- Born: Madhava 1182 Tirunarayanapuram
- Died: 1287 Srirangam
- Other names: Nañcīyar, Nañjīyar, Nanjiar, Nanjeeyar
- Occupation: Philosopher
- Known for: Leader of the Sri Vaishnava sect
- Notable work: Commentary on Tiruvaymoli

= Nanjiyar =

Hindu theologian

Nanjiyar (c. 1182-1287) was a Sri Vaishnava philosopher from present-day Tamil Nadu, India. He wrote a commentary on the Tamil-language text Tiruvaymoli.

== Legendary biography ==

The Tenkalai tradition (Guru-parampara) narrates the biography of Nanjiyar as follows:

Nanjiyar, originally known as Madhava, was born at Tirunarayanapuram in the Kaliyuga year 4214. (This corresponds to 1112 CE, and is chronologically absurd, as the legend describes him as a contemporary of Parashara Bhattarya, who had died 22 years earlier). Madhava was a prominent Advaita Vedanta scholar, and had two wives. A wealthy and charitable man, he was so proud that he sat on a throne.

Meanwhile, in Srirangam, Ramanuja's cousin Embar succeeded him as the leader of Sri Vaishnavas, followed by Parashara Bhattarya. One day, Parashara learned about Madhava and his extravagant claims through a Brahmin pilgrim, and resolved to convert him to Vaishnavism. Parashara went to Gangorai (near Shringeri), where Madhava lived. Parashara disguised himself as a Brahmin among a crowd whom Madhava fed everyday, and asked him for alms in form of a philosophical debate. The ensuing debate continued for ten days, and on the eleventh day, Parashara defeated Madhava with the help of Tirumangai Alvar's Tirunetuntantakam and Yamunacharya's Mayavadakhandanam. Madhava accepted his defeated, converted to Vaishnavism, and adopted Ramanuja's Vishishtadvaita philosophy.

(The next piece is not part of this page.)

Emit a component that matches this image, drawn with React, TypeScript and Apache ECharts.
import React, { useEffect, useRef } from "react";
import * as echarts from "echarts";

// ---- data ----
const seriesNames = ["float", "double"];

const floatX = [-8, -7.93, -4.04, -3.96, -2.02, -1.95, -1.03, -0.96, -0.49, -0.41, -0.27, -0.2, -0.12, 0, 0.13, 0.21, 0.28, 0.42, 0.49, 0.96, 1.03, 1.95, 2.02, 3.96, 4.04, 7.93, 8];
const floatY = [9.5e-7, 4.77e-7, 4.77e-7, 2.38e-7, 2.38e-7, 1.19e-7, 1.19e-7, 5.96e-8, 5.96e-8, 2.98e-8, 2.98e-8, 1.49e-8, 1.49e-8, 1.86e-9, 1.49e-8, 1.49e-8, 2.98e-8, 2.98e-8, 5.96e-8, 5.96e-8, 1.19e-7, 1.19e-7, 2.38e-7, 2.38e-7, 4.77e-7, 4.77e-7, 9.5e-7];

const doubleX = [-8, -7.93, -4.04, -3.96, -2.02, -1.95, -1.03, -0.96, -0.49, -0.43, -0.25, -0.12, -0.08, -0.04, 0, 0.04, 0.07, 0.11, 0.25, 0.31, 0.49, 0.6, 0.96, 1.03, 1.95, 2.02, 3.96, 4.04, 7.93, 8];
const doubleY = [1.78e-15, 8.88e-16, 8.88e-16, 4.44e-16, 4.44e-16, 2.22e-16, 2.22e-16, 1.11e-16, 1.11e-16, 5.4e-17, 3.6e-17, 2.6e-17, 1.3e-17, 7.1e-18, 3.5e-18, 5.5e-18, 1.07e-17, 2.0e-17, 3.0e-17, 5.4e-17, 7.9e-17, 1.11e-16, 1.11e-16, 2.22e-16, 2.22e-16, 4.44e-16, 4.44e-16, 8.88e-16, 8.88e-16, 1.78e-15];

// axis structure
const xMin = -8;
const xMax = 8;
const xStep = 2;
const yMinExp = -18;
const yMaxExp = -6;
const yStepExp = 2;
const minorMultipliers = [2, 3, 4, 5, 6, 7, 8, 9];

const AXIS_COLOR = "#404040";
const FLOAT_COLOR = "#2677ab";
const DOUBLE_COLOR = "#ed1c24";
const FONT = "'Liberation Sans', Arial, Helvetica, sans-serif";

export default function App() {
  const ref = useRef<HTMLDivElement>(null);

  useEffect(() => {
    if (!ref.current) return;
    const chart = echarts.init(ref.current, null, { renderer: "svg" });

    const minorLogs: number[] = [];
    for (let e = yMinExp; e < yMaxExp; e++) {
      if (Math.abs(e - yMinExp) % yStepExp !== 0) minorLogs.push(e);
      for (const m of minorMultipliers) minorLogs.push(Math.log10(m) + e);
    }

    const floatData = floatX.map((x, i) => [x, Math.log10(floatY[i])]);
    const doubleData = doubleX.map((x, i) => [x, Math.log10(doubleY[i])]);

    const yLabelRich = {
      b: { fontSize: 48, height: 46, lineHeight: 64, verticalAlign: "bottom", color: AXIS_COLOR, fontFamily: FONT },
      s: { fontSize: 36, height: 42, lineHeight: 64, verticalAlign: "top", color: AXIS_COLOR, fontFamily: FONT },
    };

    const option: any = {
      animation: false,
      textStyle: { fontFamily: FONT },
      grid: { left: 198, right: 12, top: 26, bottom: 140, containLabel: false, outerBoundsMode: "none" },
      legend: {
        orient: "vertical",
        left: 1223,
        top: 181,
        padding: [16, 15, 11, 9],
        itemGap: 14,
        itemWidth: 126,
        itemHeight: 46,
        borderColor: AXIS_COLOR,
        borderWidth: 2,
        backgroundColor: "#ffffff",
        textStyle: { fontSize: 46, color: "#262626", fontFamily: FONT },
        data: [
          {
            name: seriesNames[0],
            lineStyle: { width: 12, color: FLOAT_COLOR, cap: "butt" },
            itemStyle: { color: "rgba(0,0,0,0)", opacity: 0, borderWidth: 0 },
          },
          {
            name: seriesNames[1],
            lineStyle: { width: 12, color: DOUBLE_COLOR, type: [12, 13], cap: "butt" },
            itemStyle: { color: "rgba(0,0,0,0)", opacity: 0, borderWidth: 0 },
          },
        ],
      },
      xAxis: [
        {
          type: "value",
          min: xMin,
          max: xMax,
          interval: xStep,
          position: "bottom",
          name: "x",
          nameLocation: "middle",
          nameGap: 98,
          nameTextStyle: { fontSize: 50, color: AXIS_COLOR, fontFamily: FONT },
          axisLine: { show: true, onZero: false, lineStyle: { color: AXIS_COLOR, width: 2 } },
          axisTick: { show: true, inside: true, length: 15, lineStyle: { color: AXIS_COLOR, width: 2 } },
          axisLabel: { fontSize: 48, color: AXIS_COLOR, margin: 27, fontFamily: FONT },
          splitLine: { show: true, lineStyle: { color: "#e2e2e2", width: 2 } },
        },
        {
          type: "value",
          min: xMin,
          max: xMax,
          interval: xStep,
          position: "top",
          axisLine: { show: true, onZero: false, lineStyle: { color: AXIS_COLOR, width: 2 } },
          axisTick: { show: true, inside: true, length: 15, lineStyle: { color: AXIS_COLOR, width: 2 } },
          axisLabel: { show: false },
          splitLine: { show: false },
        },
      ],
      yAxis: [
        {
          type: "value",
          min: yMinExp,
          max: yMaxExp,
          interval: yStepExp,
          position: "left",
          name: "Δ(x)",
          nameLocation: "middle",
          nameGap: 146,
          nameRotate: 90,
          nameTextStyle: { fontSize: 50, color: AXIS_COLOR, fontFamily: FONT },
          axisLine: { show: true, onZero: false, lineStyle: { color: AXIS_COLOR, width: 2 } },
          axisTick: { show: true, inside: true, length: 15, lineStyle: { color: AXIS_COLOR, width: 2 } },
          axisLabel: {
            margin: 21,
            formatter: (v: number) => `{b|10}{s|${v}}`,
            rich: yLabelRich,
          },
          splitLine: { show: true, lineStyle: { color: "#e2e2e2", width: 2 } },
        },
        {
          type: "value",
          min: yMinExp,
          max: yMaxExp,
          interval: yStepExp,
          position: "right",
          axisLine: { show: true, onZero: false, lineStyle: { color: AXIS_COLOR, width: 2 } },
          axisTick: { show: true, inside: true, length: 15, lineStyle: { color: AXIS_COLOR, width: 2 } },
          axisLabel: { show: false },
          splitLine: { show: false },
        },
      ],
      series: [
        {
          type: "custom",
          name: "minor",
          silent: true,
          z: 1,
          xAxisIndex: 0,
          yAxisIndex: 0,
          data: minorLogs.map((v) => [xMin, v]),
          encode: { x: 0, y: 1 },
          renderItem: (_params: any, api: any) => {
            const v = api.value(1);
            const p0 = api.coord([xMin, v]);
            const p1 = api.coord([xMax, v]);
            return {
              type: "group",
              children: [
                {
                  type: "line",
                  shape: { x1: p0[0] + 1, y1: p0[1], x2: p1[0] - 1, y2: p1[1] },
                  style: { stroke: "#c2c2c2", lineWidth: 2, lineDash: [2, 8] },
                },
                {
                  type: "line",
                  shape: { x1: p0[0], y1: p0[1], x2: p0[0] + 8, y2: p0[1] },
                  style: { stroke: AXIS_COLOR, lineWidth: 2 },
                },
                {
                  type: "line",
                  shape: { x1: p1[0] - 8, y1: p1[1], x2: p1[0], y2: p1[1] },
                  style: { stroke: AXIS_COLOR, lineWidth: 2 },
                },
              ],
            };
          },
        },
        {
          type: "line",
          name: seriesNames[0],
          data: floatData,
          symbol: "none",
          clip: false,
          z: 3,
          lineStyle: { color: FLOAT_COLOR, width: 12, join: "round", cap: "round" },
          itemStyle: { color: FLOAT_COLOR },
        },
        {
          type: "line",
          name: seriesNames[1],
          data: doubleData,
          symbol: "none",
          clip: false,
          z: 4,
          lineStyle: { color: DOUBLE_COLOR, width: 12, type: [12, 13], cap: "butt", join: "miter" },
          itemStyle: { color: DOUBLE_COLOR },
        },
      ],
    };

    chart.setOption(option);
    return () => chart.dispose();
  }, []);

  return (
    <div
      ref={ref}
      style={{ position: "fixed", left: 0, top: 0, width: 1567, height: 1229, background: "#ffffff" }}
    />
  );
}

Madhava accepted Parashara as his acharya (teacher), and expressed his desire to follow Parashara to Srirangam. However, Parashara told him to continue feeding Brahmins at his own place. Parashara obeyed him, and started providing hospitality to Sri Vaishnavas. One day, his wives treated two Sri Vaishnava travelers disrespectfully. When he learned about this incident, he was disappointed, and decided to renounce the world. He divided his wealth into three parts, one each for his wives, and the remaining for Parashara. He then became a sanyasin and went to Srirangam, the centre of Sri Vaishnava school. Parashara gave him the title Nanjiyar, that is "our saint"(nam-jiyar).

Nanjiyar wrote a commentary to the Tamil-language text Tiruvaymoli. According to a legend, he asked Nambur Varadaraja to make a copy of this text. On the way to his village, Varadaraja lost the original manuscript while crossing the Kaveri River. Varadaraja then wrote the entire commentary from his memory. Nanjiyar found that Varadaraja's copy contained additional interpretations and was much better than the original manuscript. Nanjiyar called Varadaraja his own son (nam pillai), and appointed him as his successor. Nampillai was also known as Nambilla, Namburi Varadarya, and Lokacharya.

Nanjiyar was also known as Periya-jiyar, Vedanti Mādhava-dāsa, Mādhva-sūri, Vedānti-muni, Ranganatha-muni, and Nārāyaṇa-muni.

== Works ==

Nanjiyar wrote a commentary on Tiruvaymoli, called Onpatinayirappadi ("9000 padis"), so-called after its 9000 padis or granthas (a unit comprising 32 letters).

In his commentary, Nanjiyar discusses objections to the sacred status of Tiruvaymoli, such as that it was composed by a low-caste man in a language not suitable for sacred purposes; its songs were recited by low-caste men and even women; these songs were not known outside the Tamil-speaking region where even those outside the Vedic faith honored them; the songs downgraded traditional ideals of Sanskrit-language tradition, such as kaivalya; and discussed topics such as sexual desire that were traditionally disapproved of.

Nanjiyar refuted these objections by stating that these alleged flaws were actually virtues: the Shudra author of Tiruvaymoli had accumulated so much merit in his past lives that Vishnu provided him divine inspiration and grace; the author's rendition of the meaning of the Vedas in Tamil allowed even those who were not entitled to read the Vedas (such as Shudras and women) to find salvation; the hymns are so excellent that even those following non-Vedic lifestyle accept them; even non-Tamils wished they knew Tamil just to be able to understand these songs; and the songs did not exclude traditional values but organized them in a proper hierarchy.

Nanjiyar and other Sri Vaishnava teachers promoted the view that revelation is fully expressed equally in Tamil and Sanskrit languages: the Sanskrit texts teach what the god has in mind, while the Tamil text Tiruvaymoli expresses the nature of god most clearly and perfectly to inspire and increase devotion.